平田於一九八二年進入國際基督教大學就讀時即開始劇本寫作,並於八三年與同學成立了「青年團」劇團。隨後,他更參與舞台導演工作,「青年團」的作品有許多都是平田自編自導。「青年團」的舞台演出於九○年代嶄露頭角,極端追求口語化的台詞,以及冷調的舞台風格,與日本九○年代當時民眾的心情一拍即合,平田ORiZa的劇本開始受到矚目。他的劇作《北限之猿》在九二年得到「岸田國士劇本獎」的提名;而於九五年,作品《東京筆記》終於正式獲得「岸田國士劇本獎」的肯定。

筆者於九○年代中期初次接觸「青年團」的演出,當時的第一印象是「非常悶的戲」。舞台上擺著一張大桌以及許多椅子,演員們進來、坐下、說話然後走出去,對話的內容全是日常生活的瑣事,整齣戲裡頭沒有所謂危機或衝突之類的東西。演員的表演更是極盡「日常」,觀眾看不到所謂叫做「感情」的「表演」;燈光極度簡單,完全沒有使用任何音樂或音效,在演員的台詞之間,只是無盡的沉默。

平田OriZa與「青年團」的舞台演出被稱作「安靜的戲劇」。六○年代的日本戲劇,在動盪的「安保鬥爭運動」中以「顛覆」和「瘋狂」為特徵;七○年代時,「安保鬥爭運動」的熱情在挫折中幻滅,此時的日本戲劇卻「回收」了六○年代「實驗」下所開發出來的形式與觀眾群,創造出大眾化的喜劇風潮。而八○年代的日本進入了前所未見的「泡沫經濟」時期,野田秀樹的舞台風格正好代表著當時的日本戲劇,呈現出極度的喧鬧、過剩的熱情與不斷加劇的速度感。
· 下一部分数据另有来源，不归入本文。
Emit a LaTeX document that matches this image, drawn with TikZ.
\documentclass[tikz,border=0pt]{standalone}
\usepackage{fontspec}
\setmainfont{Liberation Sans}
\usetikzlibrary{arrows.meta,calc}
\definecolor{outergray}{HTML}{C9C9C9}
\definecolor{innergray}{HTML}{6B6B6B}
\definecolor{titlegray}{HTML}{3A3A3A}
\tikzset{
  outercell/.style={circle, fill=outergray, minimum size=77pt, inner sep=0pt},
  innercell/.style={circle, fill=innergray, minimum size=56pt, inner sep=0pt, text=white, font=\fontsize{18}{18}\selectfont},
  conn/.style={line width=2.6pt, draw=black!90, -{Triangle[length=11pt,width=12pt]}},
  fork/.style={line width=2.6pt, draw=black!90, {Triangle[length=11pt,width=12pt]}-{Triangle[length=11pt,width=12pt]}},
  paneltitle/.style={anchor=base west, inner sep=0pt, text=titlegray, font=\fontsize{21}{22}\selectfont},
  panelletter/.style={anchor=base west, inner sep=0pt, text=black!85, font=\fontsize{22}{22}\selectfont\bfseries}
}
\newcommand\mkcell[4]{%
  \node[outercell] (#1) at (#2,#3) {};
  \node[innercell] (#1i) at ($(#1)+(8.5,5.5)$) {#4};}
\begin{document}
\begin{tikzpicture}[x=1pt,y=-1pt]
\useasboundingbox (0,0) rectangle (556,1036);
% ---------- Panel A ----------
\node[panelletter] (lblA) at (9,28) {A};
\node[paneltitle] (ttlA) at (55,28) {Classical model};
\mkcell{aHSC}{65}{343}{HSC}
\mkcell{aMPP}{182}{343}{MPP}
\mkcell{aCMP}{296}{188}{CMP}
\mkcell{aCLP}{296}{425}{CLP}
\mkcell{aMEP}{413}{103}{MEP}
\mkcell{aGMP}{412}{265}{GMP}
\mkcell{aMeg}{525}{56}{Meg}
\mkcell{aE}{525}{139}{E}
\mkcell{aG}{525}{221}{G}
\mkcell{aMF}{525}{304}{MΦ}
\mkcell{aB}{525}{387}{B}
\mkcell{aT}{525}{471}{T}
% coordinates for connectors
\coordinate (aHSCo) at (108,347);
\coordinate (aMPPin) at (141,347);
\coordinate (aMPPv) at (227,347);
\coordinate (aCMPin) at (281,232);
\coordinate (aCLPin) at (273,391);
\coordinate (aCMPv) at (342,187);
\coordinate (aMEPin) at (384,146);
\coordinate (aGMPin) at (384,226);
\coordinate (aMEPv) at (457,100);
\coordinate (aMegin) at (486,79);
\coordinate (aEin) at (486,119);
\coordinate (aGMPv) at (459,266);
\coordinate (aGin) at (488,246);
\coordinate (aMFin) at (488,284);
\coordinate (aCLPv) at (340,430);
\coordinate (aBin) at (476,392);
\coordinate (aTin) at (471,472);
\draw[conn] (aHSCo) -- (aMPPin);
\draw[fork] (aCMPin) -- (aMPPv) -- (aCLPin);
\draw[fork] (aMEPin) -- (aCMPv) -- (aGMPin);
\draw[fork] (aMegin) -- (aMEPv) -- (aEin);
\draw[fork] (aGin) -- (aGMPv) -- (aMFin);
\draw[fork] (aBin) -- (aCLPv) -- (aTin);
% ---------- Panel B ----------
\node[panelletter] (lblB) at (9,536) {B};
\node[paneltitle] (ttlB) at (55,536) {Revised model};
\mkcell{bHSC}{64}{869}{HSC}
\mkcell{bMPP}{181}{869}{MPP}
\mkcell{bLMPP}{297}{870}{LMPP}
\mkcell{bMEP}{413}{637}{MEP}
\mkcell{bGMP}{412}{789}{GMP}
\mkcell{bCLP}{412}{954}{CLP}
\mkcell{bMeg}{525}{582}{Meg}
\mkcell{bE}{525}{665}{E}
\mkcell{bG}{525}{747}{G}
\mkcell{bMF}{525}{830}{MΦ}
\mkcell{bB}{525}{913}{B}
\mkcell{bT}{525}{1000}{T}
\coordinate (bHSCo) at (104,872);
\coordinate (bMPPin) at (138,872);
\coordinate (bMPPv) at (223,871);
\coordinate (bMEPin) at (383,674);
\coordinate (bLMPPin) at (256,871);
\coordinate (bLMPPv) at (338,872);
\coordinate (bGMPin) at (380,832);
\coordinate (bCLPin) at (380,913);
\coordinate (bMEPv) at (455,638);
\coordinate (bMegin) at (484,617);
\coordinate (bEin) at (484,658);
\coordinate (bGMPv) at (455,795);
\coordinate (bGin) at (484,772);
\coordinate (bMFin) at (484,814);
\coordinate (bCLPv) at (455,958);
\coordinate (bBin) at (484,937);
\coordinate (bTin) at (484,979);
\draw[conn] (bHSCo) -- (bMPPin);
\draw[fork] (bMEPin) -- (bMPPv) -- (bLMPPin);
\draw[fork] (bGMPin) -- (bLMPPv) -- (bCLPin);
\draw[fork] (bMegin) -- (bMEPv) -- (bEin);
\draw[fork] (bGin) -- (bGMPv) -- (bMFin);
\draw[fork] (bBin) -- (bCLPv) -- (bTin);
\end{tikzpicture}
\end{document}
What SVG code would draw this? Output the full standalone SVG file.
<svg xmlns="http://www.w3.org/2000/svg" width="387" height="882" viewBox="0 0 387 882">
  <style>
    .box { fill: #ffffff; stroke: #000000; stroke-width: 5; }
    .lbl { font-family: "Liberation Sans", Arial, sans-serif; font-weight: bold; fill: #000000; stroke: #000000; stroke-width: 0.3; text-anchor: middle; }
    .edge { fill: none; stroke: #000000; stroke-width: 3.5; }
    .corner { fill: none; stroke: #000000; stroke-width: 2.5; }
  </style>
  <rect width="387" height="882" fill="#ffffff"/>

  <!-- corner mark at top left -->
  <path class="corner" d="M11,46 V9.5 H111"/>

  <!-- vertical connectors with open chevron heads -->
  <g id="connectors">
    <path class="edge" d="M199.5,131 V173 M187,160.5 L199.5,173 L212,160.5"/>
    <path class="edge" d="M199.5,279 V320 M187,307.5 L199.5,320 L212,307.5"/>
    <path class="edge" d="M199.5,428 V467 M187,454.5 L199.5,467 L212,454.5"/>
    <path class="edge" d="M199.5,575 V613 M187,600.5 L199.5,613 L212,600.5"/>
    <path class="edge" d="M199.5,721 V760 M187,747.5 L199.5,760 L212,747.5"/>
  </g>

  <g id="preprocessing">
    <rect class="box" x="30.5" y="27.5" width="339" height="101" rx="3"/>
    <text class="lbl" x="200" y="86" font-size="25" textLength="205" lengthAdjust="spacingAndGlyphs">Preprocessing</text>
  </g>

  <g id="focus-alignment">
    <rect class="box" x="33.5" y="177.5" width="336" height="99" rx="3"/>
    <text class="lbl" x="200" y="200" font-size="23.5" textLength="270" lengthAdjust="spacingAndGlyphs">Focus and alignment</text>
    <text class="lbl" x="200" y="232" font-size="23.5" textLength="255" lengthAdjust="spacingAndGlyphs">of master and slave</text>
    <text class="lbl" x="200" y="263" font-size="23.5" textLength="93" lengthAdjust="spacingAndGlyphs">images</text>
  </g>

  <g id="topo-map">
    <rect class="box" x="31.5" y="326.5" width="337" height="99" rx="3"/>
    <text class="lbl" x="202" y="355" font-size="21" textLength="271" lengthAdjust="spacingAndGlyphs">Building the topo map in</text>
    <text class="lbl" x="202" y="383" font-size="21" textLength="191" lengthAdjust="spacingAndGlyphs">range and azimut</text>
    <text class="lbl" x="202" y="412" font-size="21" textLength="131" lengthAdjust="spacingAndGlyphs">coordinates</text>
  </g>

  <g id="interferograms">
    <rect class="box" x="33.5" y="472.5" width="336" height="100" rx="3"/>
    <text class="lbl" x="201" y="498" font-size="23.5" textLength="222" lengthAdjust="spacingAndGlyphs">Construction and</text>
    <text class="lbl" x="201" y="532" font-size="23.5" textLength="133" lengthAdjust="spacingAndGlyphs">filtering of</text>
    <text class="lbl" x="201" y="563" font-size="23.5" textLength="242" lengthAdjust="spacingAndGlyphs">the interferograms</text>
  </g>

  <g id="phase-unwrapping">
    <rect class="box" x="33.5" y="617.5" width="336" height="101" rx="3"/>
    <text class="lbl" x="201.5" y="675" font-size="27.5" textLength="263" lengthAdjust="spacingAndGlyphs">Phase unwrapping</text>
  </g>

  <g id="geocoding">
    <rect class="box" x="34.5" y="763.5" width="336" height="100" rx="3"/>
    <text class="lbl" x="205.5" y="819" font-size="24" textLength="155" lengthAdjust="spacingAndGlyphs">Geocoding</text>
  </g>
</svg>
而到了九○年代,當日本經濟的泡沫崩壞時,日本的舞台表演也從八○年代的「躁鬱症」狀態,回到了一種安靜的冷調。日本著名劇評家扇田昭彥表示,九○年代的日本戲劇為「安靜的戲劇」,而平田ORiZa與「青年團」正是九○年代最具代表性的團體。

致力提倡口語文體

平田認為日本戲劇一直存在著一個大問題,舞台上許多演出充斥著大量的翻譯劇本,而來自外國文化背景的翻譯劇本,總是以「書寫文體」寫成;因此,日本演員為了縮短這個「口語文體」與「書寫文體」的差異,不得不以一種非日常化的表演方法來詮釋,而這點正是平田致力提倡劇本口語化的理由。

平田的作品充滿著日本語言的特質:曖昧、不完整與中斷的節奏等等。他認為日語的溝通並不在於語言記號與訊息,而在於語言與語言之間的沉默、在助詞與虛字之間游走的聲音當中。平田的劇本因口語而寫實,的確,「青年團」的演出也「非常地悶」。但是很奇妙地,在演出之中卻隱然透著一股力量,那是正視生活、面對真實所產生的感染力,更是前所未見且與眾不同。